■ **Goal**
Start at the line holding "Output the Python", stop at the line holding "-0.1, -1, -1.5]", and repeat those lines exactly, both ends included; skip the pictures.
** START Listing **
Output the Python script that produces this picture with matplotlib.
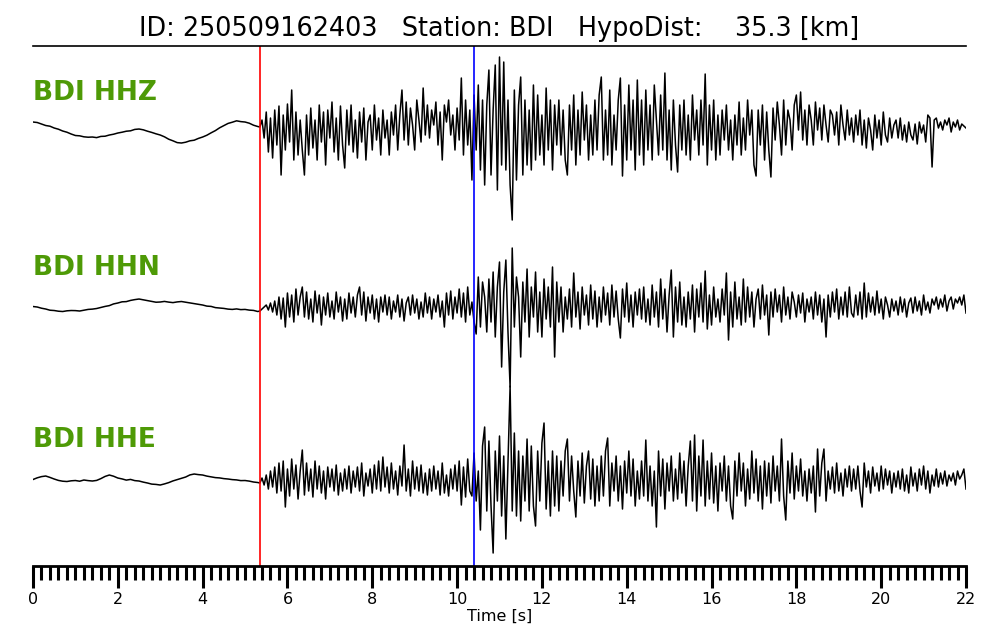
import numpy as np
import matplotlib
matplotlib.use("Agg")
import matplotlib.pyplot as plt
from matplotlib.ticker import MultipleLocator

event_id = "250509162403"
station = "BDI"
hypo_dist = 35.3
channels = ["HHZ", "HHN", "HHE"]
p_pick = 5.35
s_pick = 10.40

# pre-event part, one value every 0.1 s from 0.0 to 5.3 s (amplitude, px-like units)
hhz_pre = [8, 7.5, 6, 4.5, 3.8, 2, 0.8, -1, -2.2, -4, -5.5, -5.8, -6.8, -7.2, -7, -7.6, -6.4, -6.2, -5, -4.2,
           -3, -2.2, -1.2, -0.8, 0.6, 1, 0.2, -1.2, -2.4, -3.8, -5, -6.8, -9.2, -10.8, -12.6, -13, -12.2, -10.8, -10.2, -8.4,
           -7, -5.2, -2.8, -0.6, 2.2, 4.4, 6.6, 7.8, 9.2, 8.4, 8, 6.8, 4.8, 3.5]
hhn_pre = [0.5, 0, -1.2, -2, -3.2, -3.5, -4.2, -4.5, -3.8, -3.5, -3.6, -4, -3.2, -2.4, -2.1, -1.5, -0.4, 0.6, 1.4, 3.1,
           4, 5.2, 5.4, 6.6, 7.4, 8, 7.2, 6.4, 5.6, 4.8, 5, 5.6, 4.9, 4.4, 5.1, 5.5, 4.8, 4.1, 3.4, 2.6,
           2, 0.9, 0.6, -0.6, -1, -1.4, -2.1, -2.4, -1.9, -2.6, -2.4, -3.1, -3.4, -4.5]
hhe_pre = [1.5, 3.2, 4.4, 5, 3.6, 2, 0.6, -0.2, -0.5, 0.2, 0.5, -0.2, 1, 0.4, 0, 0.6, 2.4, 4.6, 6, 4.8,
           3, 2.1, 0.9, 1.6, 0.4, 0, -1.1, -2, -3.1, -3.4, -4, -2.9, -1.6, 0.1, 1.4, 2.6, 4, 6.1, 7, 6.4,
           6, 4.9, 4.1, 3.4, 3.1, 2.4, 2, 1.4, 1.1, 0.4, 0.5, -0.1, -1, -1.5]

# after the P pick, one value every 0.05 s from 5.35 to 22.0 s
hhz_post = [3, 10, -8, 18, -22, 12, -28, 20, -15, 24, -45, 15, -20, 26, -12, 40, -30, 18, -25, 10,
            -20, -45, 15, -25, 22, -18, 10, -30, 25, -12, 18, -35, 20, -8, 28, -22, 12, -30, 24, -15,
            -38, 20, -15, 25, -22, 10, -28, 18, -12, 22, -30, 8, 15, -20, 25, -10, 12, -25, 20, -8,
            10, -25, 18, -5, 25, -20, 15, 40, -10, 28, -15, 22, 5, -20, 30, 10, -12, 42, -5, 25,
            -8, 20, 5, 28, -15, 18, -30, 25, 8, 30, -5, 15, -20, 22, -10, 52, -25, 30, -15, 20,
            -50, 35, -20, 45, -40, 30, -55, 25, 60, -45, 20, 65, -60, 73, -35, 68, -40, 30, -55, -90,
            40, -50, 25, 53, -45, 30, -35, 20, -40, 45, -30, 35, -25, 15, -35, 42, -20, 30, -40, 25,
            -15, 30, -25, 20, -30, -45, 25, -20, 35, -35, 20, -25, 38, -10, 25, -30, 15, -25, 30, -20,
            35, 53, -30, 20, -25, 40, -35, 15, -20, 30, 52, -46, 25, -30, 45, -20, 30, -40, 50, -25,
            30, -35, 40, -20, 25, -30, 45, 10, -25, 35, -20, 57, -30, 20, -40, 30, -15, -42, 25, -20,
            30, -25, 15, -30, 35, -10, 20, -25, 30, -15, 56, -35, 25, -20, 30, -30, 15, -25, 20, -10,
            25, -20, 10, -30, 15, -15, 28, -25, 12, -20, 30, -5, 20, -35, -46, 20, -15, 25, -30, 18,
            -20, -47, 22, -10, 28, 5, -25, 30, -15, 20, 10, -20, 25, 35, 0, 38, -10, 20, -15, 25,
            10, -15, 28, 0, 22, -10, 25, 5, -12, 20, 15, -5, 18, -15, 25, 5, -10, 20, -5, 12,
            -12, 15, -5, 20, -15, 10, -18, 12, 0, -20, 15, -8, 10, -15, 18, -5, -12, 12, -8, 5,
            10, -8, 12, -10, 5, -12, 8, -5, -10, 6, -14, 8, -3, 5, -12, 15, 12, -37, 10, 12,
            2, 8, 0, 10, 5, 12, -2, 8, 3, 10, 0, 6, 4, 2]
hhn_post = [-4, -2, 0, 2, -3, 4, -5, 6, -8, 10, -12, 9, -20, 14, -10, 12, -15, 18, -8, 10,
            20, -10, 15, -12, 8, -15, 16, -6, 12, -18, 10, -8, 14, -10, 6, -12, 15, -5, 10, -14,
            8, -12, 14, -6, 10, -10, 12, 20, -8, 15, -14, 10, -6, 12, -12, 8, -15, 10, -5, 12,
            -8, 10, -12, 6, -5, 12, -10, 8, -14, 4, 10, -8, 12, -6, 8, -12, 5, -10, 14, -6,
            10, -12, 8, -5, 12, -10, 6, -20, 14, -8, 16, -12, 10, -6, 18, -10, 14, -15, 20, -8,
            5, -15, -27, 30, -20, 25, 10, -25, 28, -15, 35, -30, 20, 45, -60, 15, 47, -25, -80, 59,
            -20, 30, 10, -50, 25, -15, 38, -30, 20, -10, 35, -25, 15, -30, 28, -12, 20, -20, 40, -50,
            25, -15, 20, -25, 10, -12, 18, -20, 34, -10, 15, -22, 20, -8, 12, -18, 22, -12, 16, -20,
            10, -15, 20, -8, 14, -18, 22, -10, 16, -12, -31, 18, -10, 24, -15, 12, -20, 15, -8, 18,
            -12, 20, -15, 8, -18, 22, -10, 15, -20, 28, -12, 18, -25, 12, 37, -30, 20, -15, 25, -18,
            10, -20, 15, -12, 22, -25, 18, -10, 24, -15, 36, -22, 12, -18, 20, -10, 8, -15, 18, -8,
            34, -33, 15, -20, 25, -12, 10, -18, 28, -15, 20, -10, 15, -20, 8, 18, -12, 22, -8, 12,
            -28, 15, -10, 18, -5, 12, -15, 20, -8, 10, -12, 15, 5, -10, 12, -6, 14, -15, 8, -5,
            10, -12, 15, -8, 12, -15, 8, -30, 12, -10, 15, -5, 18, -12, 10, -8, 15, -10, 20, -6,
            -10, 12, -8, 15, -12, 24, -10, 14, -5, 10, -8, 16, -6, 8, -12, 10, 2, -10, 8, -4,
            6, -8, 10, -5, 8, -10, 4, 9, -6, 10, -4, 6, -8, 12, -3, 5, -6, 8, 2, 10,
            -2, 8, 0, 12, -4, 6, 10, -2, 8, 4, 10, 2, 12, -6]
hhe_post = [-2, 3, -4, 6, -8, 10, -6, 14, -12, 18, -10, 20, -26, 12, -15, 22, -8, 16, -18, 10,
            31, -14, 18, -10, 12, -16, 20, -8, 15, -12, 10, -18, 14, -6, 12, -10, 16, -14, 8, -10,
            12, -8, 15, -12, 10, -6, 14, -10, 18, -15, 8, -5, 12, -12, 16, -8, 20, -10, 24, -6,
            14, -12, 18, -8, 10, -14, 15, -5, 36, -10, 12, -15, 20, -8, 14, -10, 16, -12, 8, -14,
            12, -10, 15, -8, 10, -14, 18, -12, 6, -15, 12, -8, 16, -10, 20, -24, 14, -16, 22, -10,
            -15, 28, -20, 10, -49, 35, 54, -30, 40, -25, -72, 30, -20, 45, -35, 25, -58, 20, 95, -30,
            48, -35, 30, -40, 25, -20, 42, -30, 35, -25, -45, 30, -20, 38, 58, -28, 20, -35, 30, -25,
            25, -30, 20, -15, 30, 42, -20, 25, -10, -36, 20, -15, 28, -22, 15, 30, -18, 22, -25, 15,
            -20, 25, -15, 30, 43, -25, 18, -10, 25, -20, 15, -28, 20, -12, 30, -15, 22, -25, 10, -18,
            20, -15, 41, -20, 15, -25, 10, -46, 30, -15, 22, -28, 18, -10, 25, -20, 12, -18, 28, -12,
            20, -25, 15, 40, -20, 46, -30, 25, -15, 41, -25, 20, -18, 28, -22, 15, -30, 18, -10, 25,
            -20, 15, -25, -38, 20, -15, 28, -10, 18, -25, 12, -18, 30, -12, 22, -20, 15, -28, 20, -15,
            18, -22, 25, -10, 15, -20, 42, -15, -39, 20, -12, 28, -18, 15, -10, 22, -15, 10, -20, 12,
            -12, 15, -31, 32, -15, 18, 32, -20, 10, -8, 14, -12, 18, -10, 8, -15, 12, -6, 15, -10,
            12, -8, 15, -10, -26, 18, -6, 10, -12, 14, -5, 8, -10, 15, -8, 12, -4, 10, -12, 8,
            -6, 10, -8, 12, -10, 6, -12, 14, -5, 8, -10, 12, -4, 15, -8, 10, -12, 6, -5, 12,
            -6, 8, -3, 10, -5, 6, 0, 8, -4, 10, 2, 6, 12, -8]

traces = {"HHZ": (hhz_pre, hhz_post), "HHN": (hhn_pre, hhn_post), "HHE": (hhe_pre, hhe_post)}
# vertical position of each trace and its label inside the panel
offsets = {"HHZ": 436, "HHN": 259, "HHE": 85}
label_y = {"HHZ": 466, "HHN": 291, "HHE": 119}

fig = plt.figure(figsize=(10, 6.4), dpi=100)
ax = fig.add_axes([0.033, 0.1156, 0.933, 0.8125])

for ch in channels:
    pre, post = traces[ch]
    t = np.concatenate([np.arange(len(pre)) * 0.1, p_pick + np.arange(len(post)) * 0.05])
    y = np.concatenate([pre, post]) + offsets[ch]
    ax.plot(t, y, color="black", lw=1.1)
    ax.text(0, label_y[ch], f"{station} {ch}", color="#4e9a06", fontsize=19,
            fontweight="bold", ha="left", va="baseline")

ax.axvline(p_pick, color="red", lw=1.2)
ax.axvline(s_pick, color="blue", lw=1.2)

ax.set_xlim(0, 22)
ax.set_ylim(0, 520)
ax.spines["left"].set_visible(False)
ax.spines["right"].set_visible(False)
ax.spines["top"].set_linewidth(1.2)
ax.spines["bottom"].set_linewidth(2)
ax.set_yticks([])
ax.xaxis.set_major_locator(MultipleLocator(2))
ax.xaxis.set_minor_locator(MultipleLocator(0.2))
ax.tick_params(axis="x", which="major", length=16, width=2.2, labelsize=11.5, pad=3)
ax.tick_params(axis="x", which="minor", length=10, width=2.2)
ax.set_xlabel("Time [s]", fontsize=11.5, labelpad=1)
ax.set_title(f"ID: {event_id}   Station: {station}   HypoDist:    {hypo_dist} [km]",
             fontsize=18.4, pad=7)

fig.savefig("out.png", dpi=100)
** END Listing **
** START Listing **
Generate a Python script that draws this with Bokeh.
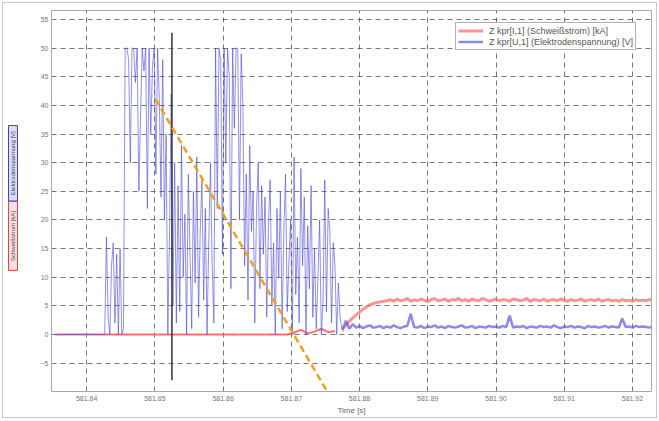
** END Listing **
■ **Response**
Output the Python script that produces this picture with matplotlib.
import numpy as np
import matplotlib
matplotlib.use("Agg")
import matplotlib.pyplot as plt
from matplotlib.ticker import MultipleLocator

event_id = "250509162403"
station = "BDI"
hypo_dist = 35.3
channels = ["HHZ", "HHN", "HHE"]
p_pick = 5.35
s_pick = 10.40

# pre-event part, one value every 0.1 s from 0.0 to 5.3 s (amplitude, px-like units)
hhz_pre = [8, 7.5, 6, 4.5, 3.8, 2, 0.8, -1, -2.2, -4, -5.5, -5.8, -6.8, -7.2, -7, -7.6, -6.4, -6.2, -5, -4.2,
           -3, -2.2, -1.2, -0.8, 0.6, 1, 0.2, -1.2, -2.4, -3.8, -5, -6.8, -9.2, -10.8, -12.6, -13, -12.2, -10.8, -10.2, -8.4,
           -7, -5.2, -2.8, -0.6, 2.2, 4.4, 6.6, 7.8, 9.2, 8.4, 8, 6.8, 4.8, 3.5]
hhn_pre = [0.5, 0, -1.2, -2, -3.2, -3.5, -4.2, -4.5, -3.8, -3.5, -3.6, -4, -3.2, -2.4, -2.1, -1.5, -0.4, 0.6, 1.4, 3.1,
           4, 5.2, 5.4, 6.6, 7.4, 8, 7.2, 6.4, 5.6, 4.8, 5, 5.6, 4.9, 4.4, 5.1, 5.5, 4.8, 4.1, 3.4, 2.6,
           2, 0.9, 0.6, -0.6, -1, -1.4, -2.1, -2.4, -1.9, -2.6, -2.4, -3.1, -3.4, -4.5]
hhe_pre = [1.5, 3.2, 4.4, 5, 3.6, 2, 0.6, -0.2, -0.5, 0.2, 0.5, -0.2, 1, 0.4, 0, 0.6, 2.4, 4.6, 6, 4.8,
           3, 2.1, 0.9, 1.6, 0.4, 0, -1.1, -2, -3.1, -3.4, -4, -2.9, -1.6, 0.1, 1.4, 2.6, 4, 6.1, 7, 6.4,
           6, 4.9, 4.1, 3.4, 3.1, 2.4, 2, 1.4, 1.1, 0.4, 0.5, -0.1, -1, -1.5]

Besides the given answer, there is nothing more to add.